So What The Heck Is M2Z? And Why Do I Support It?

So recently, with all the spectrum stuff going on, I hear a lot of people asking about something called “M2Z,” usually like this: “So, what the heck is M2Z? And why should I care?”

Two very good questions. Briefly, M2Z is yet-another-plan to solve our national broadband woes through exclusive licensing. Specifically, it is about giving this one company a free, exclusive, national license for the 20 MHz of spectrum left over from the federal spectrum cleared for last summer’s AWS auction. While M2Z filed its application in May ’06, it took the FCC awhile to figure out what to do with it, since it doesn’t have any rules or pending proceedings that cover what M2Z wants. Finally, back in February ’07, the FCC issued a generic public notice of the application as required under the Communications Act and asked for piublic comment on what the heck to do about it.
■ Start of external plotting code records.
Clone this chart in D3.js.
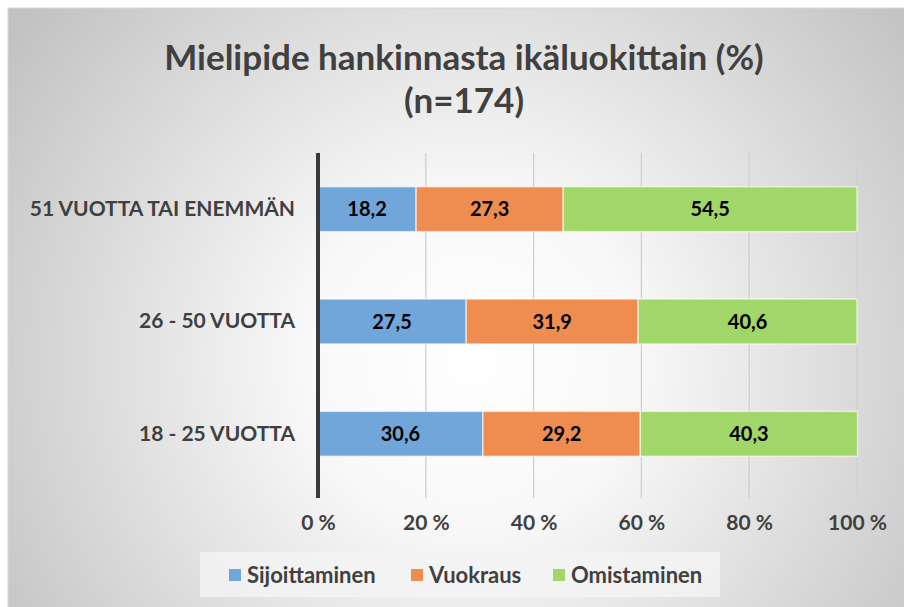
<!DOCTYPE html>
<html>
<head>
<meta charset="utf-8">
<script src="https://cdn.jsdelivr.net/npm/d3@7"></script>
<style>
  body { margin: 0; background: #fff; }
  text { font-family: Lato, "Open Sans", sans-serif; font-weight: bold; }
</style>
</head>
<body>
<div id="chart"></div>
<script>
const categories = ['51 VUOTTA TAI ENEMMÄN', '26 - 50 VUOTTA', '18 - 25 VUOTTA'];
const seriesNames = ['Sijoittaminen', 'Vuokraus', 'Omistaminen'];
const sijoittaminen = [18.2, 27.5, 30.6];
const vuokraus = [27.3, 31.9, 29.2];
const omistaminen = [54.5, 40.6, 40.3];
const tickLabels = ['0 %', '20 %', '40 %', '60 %', '80 %', '100 %'];

const colors = ['#70a6da', '#ef8d50', '#a1d668'];

const W = 904, H = 607;
const margin = { top: 153, right: 47, bottom: 117, left: 318 },
    width = W - margin.left - margin.right,
    height = H - margin.top - margin.bottom;

const svg = d3.select('#chart').append('svg')
    .attr('width', W)
    .attr('height', H);

// background gradient
const defs = svg.append('defs');
const grad = defs.append('radialGradient')
    .attr('id', 'bg')
    .attr('gradientUnits', 'userSpaceOnUse')
    .attr('cx', 470).attr('cy', 360).attr('r', 560);
grad.append('stop').attr('offset', '0%').attr('stop-color', '#ffffff');
grad.append('stop').attr('offset', '30%').attr('stop-color', '#f8f8f8');
grad.append('stop').attr('offset', '100%').attr('stop-color', '#c2c2c2');

svg.append('rect')
    .attr('x', 8).attr('y', 8)
    .attr('width', W).attr('height', H)
    .attr('fill', 'url(#bg)')
    .attr('stroke', '#d6d6d6');

// title
const title = svg.append('text')
    .attr('text-anchor', 'middle')
    .attr('fill', '#404040')
    .style('font-size', '35px');
title.append('tspan').attr('x', 464).attr('y', 70).text('Mielipide hankinnasta ikäluokittain (%)');
title.append('tspan').attr('x', 464).attr('y', 113).text('(n=174)');

const g = svg.append('g')
    .attr('transform', 'translate(' + margin.left + ',' + margin.top + ')');

const xScale = d3.scaleLinear().domain([0, 100]).range([0, width]);
const yScale = d3.scaleBand().domain(categories).range([0, height])
    .paddingInner(0.6).paddingOuter(0.3);

// gridlines + tick marks
g.append('g')
    .selectAll('line')
    .data(xScale.ticks(5).slice(1))
    .join('line')
    .attr('x1', d => xScale(d)).attr('x2', d => xScale(d))
    .attr('y1', 0).attr('y2', height + 8)
    .attr('stroke', '#cfcfcf')
    .attr('stroke-width', 1.3);

const xAxis = d3.axisBottom(xScale)
    .tickValues(xScale.ticks(5))
    .tickFormat((d, i) => tickLabels[i])
    .tickSize(0)
    .tickPadding(25);

g.append('g')
    .attr('transform', 'translate(0,' + height + ')')
    .call(xAxis)
    .call(ax => ax.select('.domain').remove())
    .selectAll('text')
    .attr('fill', '#404040')
    .style('font-size', '21px');

const yAxis = d3.axisLeft(yScale).tickSize(0).tickPadding(23);
g.append('g')
    .call(yAxis)
    .call(ax => ax.select('.domain').remove())
    .selectAll('text')
    .attr('fill', '#404040')
    .style('font-size', '21px');

// stacked bars
const rows = categories.map((c, i) => ({
    cat: c,
    Sijoittaminen: sijoittaminen[i],
    Vuokraus: vuokraus[i],
    Omistaminen: omistaminen[i]
}));
const stack = d3.stack().keys(seriesNames)(rows);

const layers = g.selectAll('.layer')
    .data(stack)
    .join('g')
    .attr('class', 'layer')
    .attr('fill', (d, i) => colors[i]);

layers.selectAll('rect')
    .data(d => d)
    .join('rect')
    .attr('x', d => xScale(d[0]))
    .attr('y', d => yScale(d.data.cat))
    .attr('width', d => xScale(d[1]) - xScale(d[0]))
    .attr('height', yScale.bandwidth())
    .attr('stroke', 'rgba(255,255,255,0.6)')
    .attr('stroke-width', 1.5);

layers.selectAll('.lbl')
    .data(d => d.map(v => Object.assign(v, { key: d.key })))
    .join('text')
    .attr('class', 'lbl')
    .attr('x', d => (xScale(d[0]) + xScale(d[1])) / 2)
    .attr('y', d => yScale(d.data.cat) + yScale.bandwidth() / 2)
    .attr('dy', '0.36em')
    .attr('text-anchor', 'middle')
    .attr('fill', '#000')
    .style('font-size', '20px')
    .text(d => d3.format('.1f')(d.data[d.key]).replace('.', ','));

// vertical axis line
g.append('line')
    .attr('x1', 0).attr('x2', 0)
    .attr('y1', 0).attr('y2', height + 8)
    .attr('stroke', '#3a3a3a')
    .attr('stroke-width', 4);

// legend
const legend = svg.append('g');
legend.append('rect')
    .attr('x', 200).attr('y', 552)
    .attr('width', 520).attr('height', 45)
    .attr('fill', '#f4f4f4').attr('opacity', 0.8);

const legendX = [229, 411, 553];
const items = legend.selectAll('.item')
    .data(seriesNames)
    .join('g')
    .attr('class', 'item')
    .attr('transform', (d, i) => 'translate(' + legendX[i] + ',569)');
items.append('rect')
    .attr('width', 12).attr('height', 12)
    .attr('fill', (d, i) => colors[i]);
items.append('text')
    .attr('x', 18).attr('y', 6)
    .attr('dy', '0.36em')
    .attr('fill', '#404040')
    .style('font-size', '22px')
    .text(d => d);
</script>
</body>
</html>
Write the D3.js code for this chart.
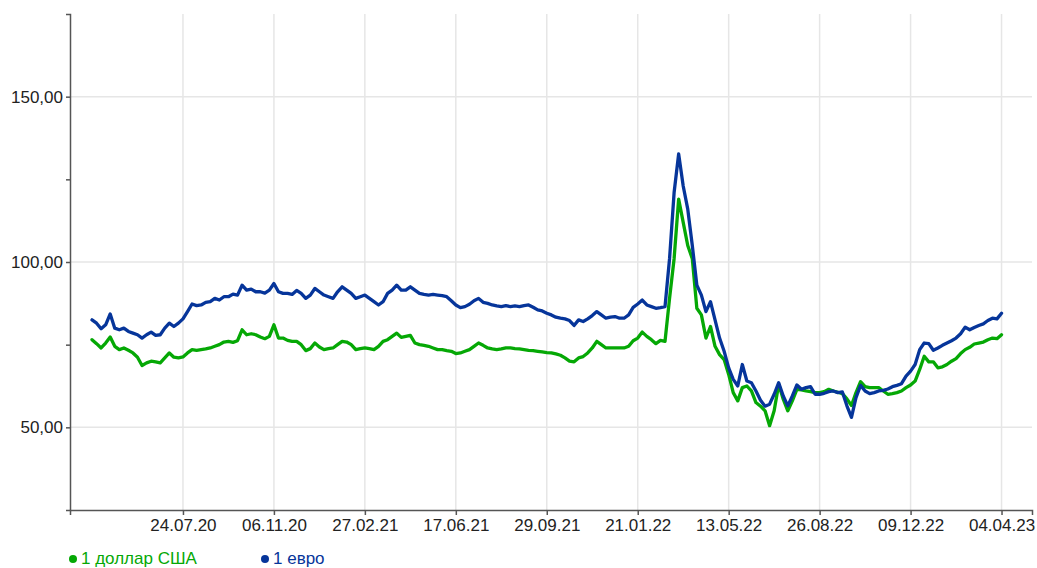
<!DOCTYPE html>
<html><head><meta charset="utf-8">
<script src="https://cdn.jsdelivr.net/npm/d3@7"></script>
<style>
html,body{margin:0;padding:0;background:#fff;}
svg{display:block;font-family:"Liberation Sans",Arial,sans-serif;}
</style></head>
<body><svg id="c" width="1037" height="568"></svg>
<script>
// tick labels placed every 20 samples along the sample index
const tickLabels = ["24.07.20","06.11.20","27.02.21","17.06.21","29.09.21","21.01.22","13.05.22","26.08.22","09.12.22","04.04.23"];
const tickIndex = [20,40,60,80,100,120,140,160,180,200];
const yTicks = [50,75,100,125,150];
const seriesNames = ["1 доллар США","1 евро"];

const usd = [76.5,75.3,74,75.5,77.3,74.5,73.5,74,73.3,72.5,
71.2,68.7,69.5,70,69.8,69.5,71,72.5,71.2,71,
71.3,72.5,73.5,73.3,73.5,73.7,74,74.5,75,75.8,
76,75.7,76.2,79.5,78,78.3,78,77.3,76.8,77.5,
81,77,77,76.3,76,76,75,73.2,73.8,75.5,
74.3,73.5,73.8,74,75,76,75.8,75,73.5,73.8,
74,73.8,73.5,74.5,76,76.5,77.5,78.5,77.2,77.5,
77.8,75.5,75,74.8,74.5,74,73.5,73.5,73.2,73,
72.3,72.5,73,73.5,74.5,75.5,74.8,74,73.7,73.5,
73.7,74,74,73.8,73.7,73.5,73.3,73.2,73,72.8,
72.6,72.5,72.2,71.8,71,70,69.8,71,71.4,72.5,
74,76,75,74,74,74,74,74,74.5,76.2,
77,78.8,77.5,76.5,75.3,76.3,76,89,101,119,
112,105,101,86,84,77,80.5,74.5,72,70.5,
66,60.5,58,62,62.5,61,57.5,56.4,55,50.5,
55,63,58.5,55,58,61.5,61.3,61,60.8,60.5,
60.5,60.8,61.5,61,60.6,60.2,58.6,56.6,60.5,63.8,
62.3,62,62,62,61,60,60.2,60.5,61,62,
62.8,64,67.5,71.5,69.8,69.8,68,68.3,69,70,
70.8,72.3,73.5,74.2,75.2,75.5,75.8,76.5,77,76.8,
78];

const eur = [82.5,81.5,79.8,81,84.3,80,79.5,80,79,78.5,
78,77,78,78.8,77.8,78,80,81.5,80.5,81.5,
82.8,85,87.3,86.8,87,87.8,88,89,88.5,89.5,
89.5,90.3,90,93,91.5,91.8,91,91,90.6,91.5,
93.5,91,90.5,90.5,90.2,91.4,90.5,89,90,92,
91,90,89.5,89,91,92.5,91.5,90.5,89,89.5,
90,89,88,87,88,90.5,91.5,93,91.5,91.5,
92.5,91.5,90.5,90.2,90,90.2,90,89.8,89.5,88.3,
87,86.2,86.5,87.2,88.3,89,87.8,87.5,87,86.7,
86.5,86.8,86.5,86.7,86.5,86.8,87,86.3,85.5,85.2,
84.5,84,83.3,83,82.8,82.3,80.8,82.5,82,82.8,
83.8,85,84,83,83.3,83.5,83,83,84,86.3,
87.3,88.5,87,86.5,86,86.2,86.5,101,121,132.7,
123,116,105,93,90,85,88,82.5,77,73,
68,64.5,62.5,69,64,63.5,61,58.2,56.4,57,
60,63.5,59.5,56.5,59.5,62.8,61.5,62,62.3,60,
60,60.3,60.8,61,60.5,60.7,56.5,53,59,62.7,
61,60.2,60.5,61,61.2,61.6,62.3,62.7,63.2,65.5,
67,69,73.5,75.5,75.3,73.3,74,74.8,75.5,76.2,
77,78.3,80.3,79.5,80.2,80.8,81.3,82.3,83,82.8,
84.5];

const colors = ["#05a805","#06359a"];

const svg = d3.select("#c");
const mLeft = 70, mRight = 1032, mTop = 14, mBottom = 510;
const x = d3.scaleLinear().domain([-4.84, 206.7]).range([mLeft, mRight]);
const y = d3.scaleLinear().domain([25, 175]).range([mBottom, mTop]);

// grid
svg.append("g").selectAll("line").data(tickIndex).join("line")
  .attr("x1", d => x(d)).attr("x2", d => x(d)).attr("y1", mTop).attr("y2", mBottom)
  .attr("stroke", "#e6e6e6").attr("stroke-width", 1.5);
svg.append("g").selectAll("line").data([50,100,150]).join("line")
  .attr("x1", mLeft).attr("x2", mRight).attr("y1", d => y(d)).attr("y2", d => y(d))
  .attr("stroke", "#e6e6e6").attr("stroke-width", 1.5);

// lines
const line = d3.line().x((d, i) => x(i)).y(d => y(d));
[usd, eur].forEach((s, k) => {
  svg.append("path").datum(s).attr("d", line)
    .attr("fill", "none").attr("stroke", colors[k]).attr("stroke-width", 3.3)
    .attr("stroke-linejoin", "round").attr("stroke-linecap", "round");
});

// axes
const fmt = d => (d % 50 === 0) ? d.toFixed(2).replace(".", ",") : "";
const ya = svg.append("g").attr("transform", `translate(${mLeft},0)`)
  .call(d3.axisLeft(y).tickValues(yTicks).tickFormat(fmt).tickSize(4).tickSizeOuter(4));
const xa = svg.append("g").attr("transform", `translate(0,${mBottom})`)
  .call(d3.axisBottom(x).tickValues(tickIndex).tickFormat((d, i) => tickLabels[i]).tickSize(5).tickSizeOuter(5));
[ya, xa].forEach(g => {
  g.selectAll("path,line").attr("stroke", "#555").attr("stroke-width", 1.5);
  g.selectAll("text").attr("fill", "#222").style("font-size", "17px").style("font-family", "'Liberation Sans',Arial,sans-serif");
});
ya.selectAll("text").attr("x", -7);
xa.selectAll("text").attr("y", 9);

// legend
const lg = svg.append("g");
const lx = [73, 265];
seriesNames.forEach((n, k) => {
  lg.append("circle").attr("cx", lx[k]).attr("cy", 559).attr("r", 4).attr("fill", colors[k]);
  lg.append("text").attr("x", lx[k] + 8).attr("y", 564).text(n)
    .attr("fill", colors[k]).style("font-size", "17px");
});
</script></body></html>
Given my rather low opinion of Cyren Call’s efforts to get a free, national license, one might expect me to take a similar dim view of M2Z. Nor has M2Z helped its case much with some rather ham-handed “outreach” to the public interest community, by spamming the attendee list of the National Conference on Media Reform and creating a “Coalition for Free Broadband” website that looks all the world like an off-the-shelf Astroturf project.

Finally, Sascha Meinrath, who I look to for wisdom and advice on all matters spectrum, has written this blog entry on why he opposes the M2Z proposal.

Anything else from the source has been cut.